Tomas snapped back his wrist and heaved the ball above his head. Following the ball as it descended, Tomas turned a half circle, backed up, and fell into a hole.
Thud!
The ball just missed his head.

“Ouch! I twisted my ankle,” Tomas yelled.

“You all right, man?” I offered him a hand. “Hey, what’s with the hole, eh?” I looked around our side yard. “And that hole. And there’s another hole. What the… ?” I pointed the bat to at least a half dozen large pits of different depths. Some were ankle deep, others at least knee deep.

Tomas picked up the baseball and glove and hobbled out of the hole he had fallen into.

“Hey, bro, you’re right. This is weird.”

“Tatan!” I yelled.

Instead of answering me, he was singing:

“Oh Mr. Sam, Sam

My dear Uncle Sam

Won’t you please come

Back to Guam?”

“Tatan!” I yelled again, this time looking down at my tatan bihu digging a deep hole.

“What are you doing?” Only Bobo stopped digging, looked up, and wagged his tail.

Tomas peered into the hole as he stood like a crane on one foot and babied the other ankle.

“You talk to him,” I told Tomas. I didn’t know if Tatan was ignoring me or what.

“Tatan?” Tomas said.

“Say somet’ing in Chamorro,” I said to Tomas.

“What should I say? You know about as much Chamorro as I do,” Tomas said.

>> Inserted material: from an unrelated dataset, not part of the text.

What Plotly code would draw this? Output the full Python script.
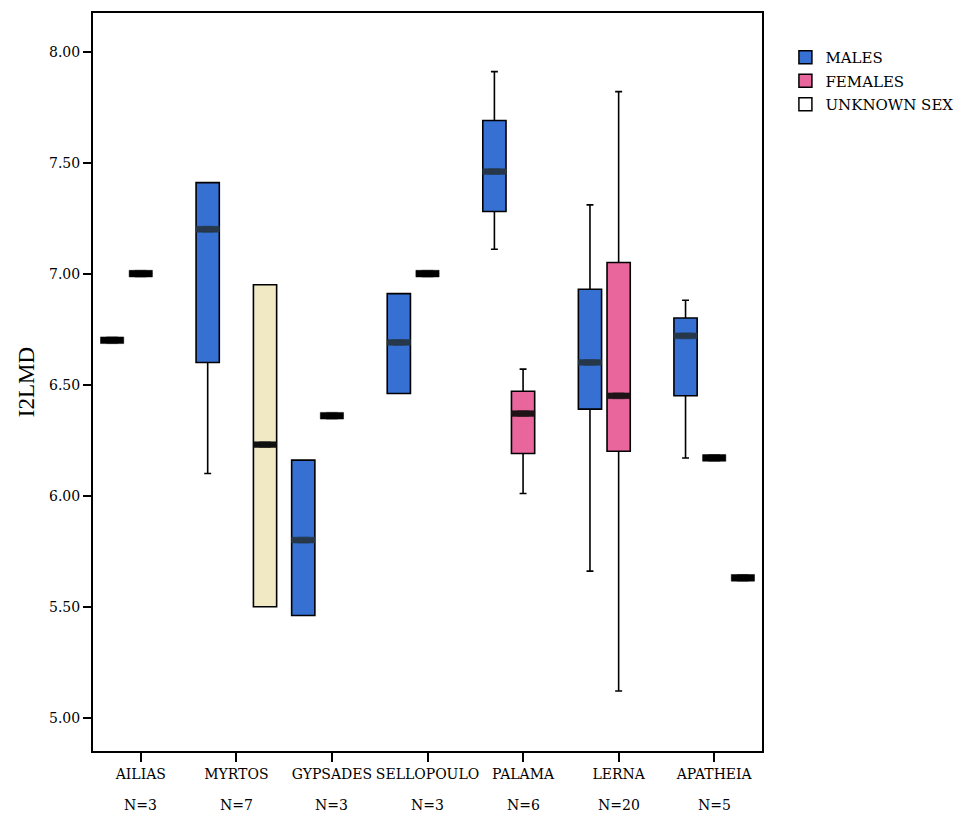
import plotly.graph_objects as go

# ---------------- data ----------------
categories = ["AILIAS", "MYRTOS", "GYPSADES", "SELLOPOULO", "PALAMA", "LERNA", "APATHEIA"]
n_labels = ["N=3", "N=7", "N=3", "N=3", "N=6", "N=20", "N=5"]

# Males: full boxes
male_cats = ["MYRTOS", "GYPSADES", "SELLOPOULO", "PALAMA", "LERNA", "APATHEIA"]
male_low = [6.10, 5.46, 6.46, 7.11, 5.66, 6.17]
male_q1 = [6.60, 5.46, 6.46, 7.28, 6.39, 6.45]
male_med = [7.20, 5.80, 6.69, 7.46, 6.60, 6.72]
male_q3 = [7.41, 6.16, 6.91, 7.69, 6.93, 6.80]
male_high = [7.41, 6.16, 6.91, 7.91, 7.31, 6.88]
# Males: single-valued groups
male_single_cats = ["AILIAS"]
male_single_vals = [6.70]

# Females: full boxes
female_cats = ["PALAMA", "LERNA"]
female_low = [6.01, 5.12]
female_q1 = [6.19, 6.20]
female_med = [6.37, 6.45]
female_q3 = [6.47, 7.05]
female_high = [6.57, 7.82]
female_single_cats = ["AILIAS", "GYPSADES", "SELLOPOULO", "APATHEIA"]
female_single_vals = [7.00, 6.36, 7.00, 6.17]

# Unknown sex
unk_cats = ["MYRTOS"]
unk_low = [5.50]
unk_q1 = [5.50]
unk_med = [6.23]
unk_q3 = [6.95]
unk_high = [6.95]
unk_single_cats = ["APATHEIA"]
unk_single_vals = [5.63]

y_ticks = [5.00, 5.50, 6.00, 6.50, 7.00, 7.50, 8.00]

# ---------------- style ----------------
BLUE = "#3670d2"
PINK = "#e8669c"
CREAM = "#f1e8c4"
SERIF = "DejaVu Serif"
TSERIF = "Liberation Serif"
MED_H = 0.013   # half thickness of median band (data units)
DASH_H = 0.015  # half thickness of single-value dash

fig = go.Figure()


def add_group(name, cats, low, q1, med, q3, high, s_cats, s_vals, fill, band, og):
    if cats:
        fig.add_trace(go.Box(
            x=cats, q1=q1, median=med, q3=q3, lowerfence=low, upperfence=high,
            name=name, offsetgroup=og, fillcolor=fill,
            line=dict(color="black", width=1.6), whiskerwidth=0.3,
            showlegend=False, hoverinfo="skip"))
        fig.add_trace(go.Box(
            x=cats, q1=[m - MED_H for m in med], median=med,
            q3=[m + MED_H for m in med],
            lowerfence=[m - MED_H for m in med], upperfence=[m + MED_H for m in med],
            name=name + " median", offsetgroup=og, fillcolor=band,
            line=dict(color=band, width=0.5),
            showlegend=False, hoverinfo="skip"))
    if s_cats:
        fig.add_trace(go.Box(
            x=s_cats, q1=[v - DASH_H for v in s_vals], median=s_vals,
            q3=[v + DASH_H for v in s_vals],
            lowerfence=[v - DASH_H for v in s_vals], upperfence=[v + DASH_H for v in s_vals],
            name=name + " single", offsetgroup=og, fillcolor="black",
            line=dict(color="black", width=0.5),
            showlegend=False, hoverinfo="skip"))


add_group("MALES", male_cats, male_low, male_q1, male_med, male_q3, male_high,
          male_single_cats, male_single_vals, BLUE, "#27384a", "m")
add_group("FEMALES", female_cats, female_low, female_q1, female_med, female_q3, female_high,
          female_single_cats, female_single_vals, PINK, "#1e1418", "f")
add_group("UNKNOWN SEX", unk_cats, unk_low, unk_q1, unk_med, unk_q3, unk_high,
          unk_single_cats, unk_single_vals, CREAM, "#111111", "u")

# legend-only entries
for nm, col in [("MALES", BLUE), ("FEMALES", PINK), ("UNKNOWN SEX", "white")]:
    fig.add_trace(go.Scatter(
        x=[None], y=[None], mode="markers", name=nm, legendgroup=nm,
        marker=dict(symbol="square", size=13, color=col,
                    line=dict(color="black", width=1.5)),
        showlegend=True))

# N labels under category names
for c, nl in zip(categories, n_labels):
    fig.add_annotation(x=c, y=0, xref="x", yref="paper", text=nl,
                       showarrow=False, yanchor="top", yshift=-44,
                       font=dict(family=SERIF, size=14, color="black"))

fig.update_layout(
    width=975, height=822,
    margin=dict(l=93, r=213, t=13, b=71),
    paper_bgcolor="white", plot_bgcolor="white",
    boxmode="group", boxgap=0.1, boxgroupgap=0.19,
    font=dict(family=SERIF, color="black"),
    legend=dict(x=1.035, y=0.962, xanchor="left", yanchor="top",
                font=dict(family=SERIF, size=15, color="black"),
                tracegroupgap=1, bgcolor="rgba(0,0,0,0)"),
    xaxis=dict(
        type="category", categoryorder="array", categoryarray=categories,
        tickmode="array", tickvals=categories, ticktext=categories,
        showline=True, linecolor="black", linewidth=2, mirror=True,
        ticks="outside", ticklen=9, tickwidth=2, tickcolor="black",
        showgrid=False, zeroline=False,
        tickfont=dict(family=SERIF, size=14, color="black")),
    yaxis=dict(
        range=[4.85, 8.174], tickmode="array", tickvals=y_ticks,
        ticktext=[f"{v:.2f}" for v in y_ticks],
        showline=True, linecolor="black", linewidth=2, mirror=True,
        ticks="outside", ticklen=8, tickwidth=2, tickcolor="black",
        showgrid=False, zeroline=False,
        tickfont=dict(family=SERIF, size=14, color="black"),
        title=dict(text="I2LMD", font=dict(family=TSERIF, size=23, color="black"),
                   standoff=8)),
)

fig.write_html("out.html")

“I don’t know. I just know his brain’s more in the past lately than the present.” I hollered down to Tatan, “Hey, Tatan San Nicolas,
hafa adai
, hello.”

He kept digging and singing,

“… lives in danger

. . . better come

kill… Japanese

Right here on Guam.”

Tomas joined me in speaking Chamorro, “Tatan,
si yu’us ma’ase
.”

“What did you thank him for? He’s digging up our yard. How am I going to explain this to my parents?”

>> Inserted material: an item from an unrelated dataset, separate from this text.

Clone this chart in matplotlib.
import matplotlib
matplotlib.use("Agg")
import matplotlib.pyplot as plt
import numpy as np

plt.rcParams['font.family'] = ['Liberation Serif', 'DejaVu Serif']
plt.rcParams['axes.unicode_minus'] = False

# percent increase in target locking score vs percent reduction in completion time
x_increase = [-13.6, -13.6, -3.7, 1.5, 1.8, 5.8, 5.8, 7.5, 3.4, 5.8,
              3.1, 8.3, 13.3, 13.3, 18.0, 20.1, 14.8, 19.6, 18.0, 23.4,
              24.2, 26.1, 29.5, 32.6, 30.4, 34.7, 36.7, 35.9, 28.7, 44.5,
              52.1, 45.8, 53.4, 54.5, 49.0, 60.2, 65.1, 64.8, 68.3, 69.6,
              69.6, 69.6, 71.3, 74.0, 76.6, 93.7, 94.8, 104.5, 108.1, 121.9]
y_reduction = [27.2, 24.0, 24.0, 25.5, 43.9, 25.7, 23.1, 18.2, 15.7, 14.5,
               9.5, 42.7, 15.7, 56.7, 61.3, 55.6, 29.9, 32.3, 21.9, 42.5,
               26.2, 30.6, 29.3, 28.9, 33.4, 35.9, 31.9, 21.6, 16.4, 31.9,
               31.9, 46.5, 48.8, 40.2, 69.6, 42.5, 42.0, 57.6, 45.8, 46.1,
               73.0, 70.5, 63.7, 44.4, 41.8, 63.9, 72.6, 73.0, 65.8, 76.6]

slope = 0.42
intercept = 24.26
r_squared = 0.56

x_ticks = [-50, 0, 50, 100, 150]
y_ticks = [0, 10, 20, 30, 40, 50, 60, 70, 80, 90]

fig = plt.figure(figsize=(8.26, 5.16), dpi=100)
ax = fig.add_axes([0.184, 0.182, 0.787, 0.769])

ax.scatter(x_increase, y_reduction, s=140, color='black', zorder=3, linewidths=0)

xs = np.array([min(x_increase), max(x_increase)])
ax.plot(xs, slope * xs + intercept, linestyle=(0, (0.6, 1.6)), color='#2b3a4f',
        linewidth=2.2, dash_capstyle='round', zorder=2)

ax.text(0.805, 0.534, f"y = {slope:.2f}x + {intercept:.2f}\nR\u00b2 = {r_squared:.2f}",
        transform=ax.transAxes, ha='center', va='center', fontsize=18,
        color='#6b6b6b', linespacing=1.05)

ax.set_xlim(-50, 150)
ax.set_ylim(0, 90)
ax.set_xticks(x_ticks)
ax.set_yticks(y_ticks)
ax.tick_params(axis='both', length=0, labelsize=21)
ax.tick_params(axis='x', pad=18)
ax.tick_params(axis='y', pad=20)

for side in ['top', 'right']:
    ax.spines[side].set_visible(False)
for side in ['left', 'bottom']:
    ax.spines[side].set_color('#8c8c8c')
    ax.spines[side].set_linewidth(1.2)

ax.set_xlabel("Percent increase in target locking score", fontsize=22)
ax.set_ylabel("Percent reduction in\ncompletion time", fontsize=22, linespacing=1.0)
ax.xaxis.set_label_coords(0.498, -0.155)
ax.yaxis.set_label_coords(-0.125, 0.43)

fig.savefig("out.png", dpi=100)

“You said talk to him in Chamorro,” Tomas said.

Dirt flew out of the hole. I’d never heard the song Tatan was singing: “Oh, Mr. Sam…

. . . please come back…”

Tomas tried to get Tatan’s attention by saying a few Japanese greetings he probably remembered from his grandfather. “San Nicolas-san,
ohayo gozaimasu.
Good morning.
Konnichi wa?
Good afternoon?”

Tatan stopped singing. He stood at attention, then bowed deeply at the waist. “
Arigato.
I did good, no? I dug holes like you said. Very good holes, no?” Tatan asked Tomas.

“Very good holes,” Tomas said.

I ordered, “Now get up here, Tatan.”

“Yeah, come on up here,” Tomas said. “Excellent holes.”

Tatan began to climb out of the pit, then changed his mind and scooped his shovel back into the dirt. “Wait, I find somet’ing. I give it to you and you give my family food, no?” Tatan bent down and rapped his knuckles on a metal object. “You like what I find?” Bobo started digging faster around the object, as if it were a bone. But no bone sounded like metal.

I dropped like a cat into the hole to see what Tatan found.

“Holy sh…
Madre Maria
! It’s a land mine!” My heart raced and pricklies jolted up the back of my neck.

“A mine!” Tomas’s voice cracked. “Don’t move! Don’t anybody move!”

Tatan struck the metal with his shovel and it made a
ping
sound. Bobo dug furiously at the other side, kicking out dirt with his front paws.

“Bobo, stop it! Tatan, don’t touch it!” No one would listen to me. Frantically, I jerked Bobo by the scruff of his neck. I felt bad when he yelped, but I had to get him out of there. Tatan took up where Bobo left off by digging around the mine with his bare hands.

“Tatan, stop!”

Tatan kept digging. I’d have pulled him up out of there, too, if I thought I could. But Tatan was too big for me to wrestle, and certainly not over a land mine. I wished Sammy were here, he’d know what to do. I shouted at Tomas. “Make him stop! He’s going to blow us all sky high!”

“Tatan,” Tomas said in a screechy voice. He cleared his throat and tried again, deeper, “San Nicolas-san. Good hole.”

Tatan stopped digging around the mine and looked up at Tomas. Bobo stopped thrashing and watched Tatan, as if for directions. I stood very, very still—on the outside. My insides felt like a motor racing in high gear.

“San Nicolas-san, I want you to dig another hole,” Tomas said.

“Another hole? Didn’t I do good finding this for you? I get it out and trade it for food for my family. Please, more rice for my Pilar and Rosie.” Tatan bent down to dig some more.